Chegou a hora pessoal’ Com a mala pronta, esperando o advogado, meu pai foi
para a cozinha e disse: ‘Vamos lá pessoal, é uma injustiça, mas eu estou forte,
vamos lá, vamos começar logo com isso’. Meu pai não aguentava mais a tortura de
esperar e mostrava que já que era para viver a injustiça, que começasse logo de
uma vez.”
Para
visitar Genoino na Papuda, tinham que vestir-se completamente de branco. “Desde
que soube que isso era assim, pensei e busquei todo tipo de explicação para
essa obrigatoriedade, e só penso em uma coisa: marcar as famílias. Marcar e
humilhar as famílias com a mesma vestimenta que qualquer preso."
Causa
indignação ler o relato de Miruna sobre a extrema agressividade de repórteres e
fotógrafos no contato com a família do então deputado federal, e a forma como a
imprensa se portou diante do problema de coração que ele teve durante o
processo. “A maior ferida de todas é aquela causada por terem conseguido,
mídia e pessoas covardes, colocar em dúvida a real condição de saúde do meu
pai. Quem dera não tivéssemos que passar por juntas médicas, que olhavam meu
pai como um enganador de sua própria condição de saúde.”
Pergunto
a Miruna como é o estado de espírito de José Genoino hoje, fora da prisão, seu
cotidiano…
– Ele
também pretende escrever um livro?
– Meu
pai se dedica a conversas sobre sua paixão, que é a política, e a sociedade
democrática e justa. Está estudando, e está se dedicando muito à família, em
especial aos netos, fazendo com eles o que não pôde fazer por mim e por meus
irmãos por conta da política. E sim, quando chegar o momento meu pai vai falar,
vai contar a sua verdade e sua história.
– Como
vocês estão acompanhando a nova prisão de Zé Dirceu e a Lava-Jato?
– Nós
sentimos muito esta prisão do Zé Dirceu. A Lava-Jato nos preocupa, e precisamos
repensar esta relação mídia e justiça, pois quem é citado tem seu nome jogado
nas manchetes, sua casa invadida, e isso é uma injustiça por si só, ser
condenado antes de ser julgado com imparcialidade.
– Você
diz no livro que aguarda Justiça.

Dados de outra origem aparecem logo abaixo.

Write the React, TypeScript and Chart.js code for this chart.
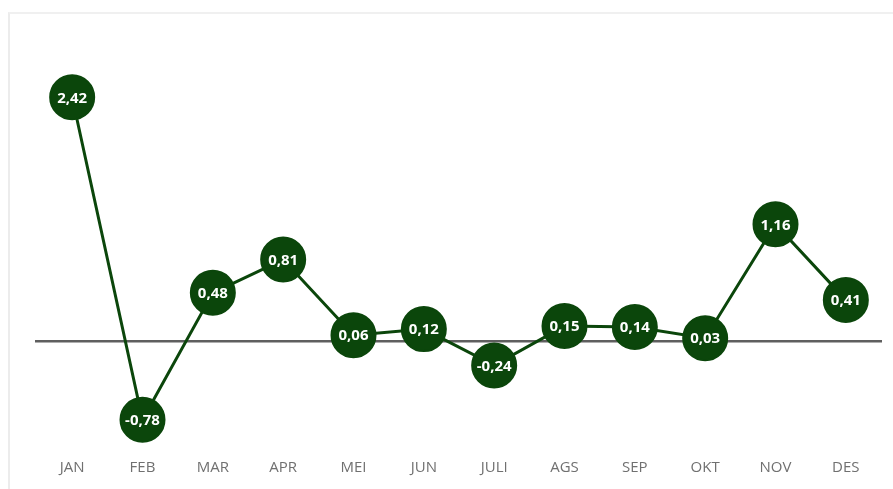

Que tipo de Justiça ainda poderia ser feita?
– Um
novo julgamento deste processo todo. Que sejam analisadas as provas, e não os
“achismos”, as situações de “ele deveria saber”. Que um dia se prove que meu
pai nunca cometeu crime algum. Sua história não é de dinheiro, mas sim de luta
por seus ideais, de forma democrática e humana.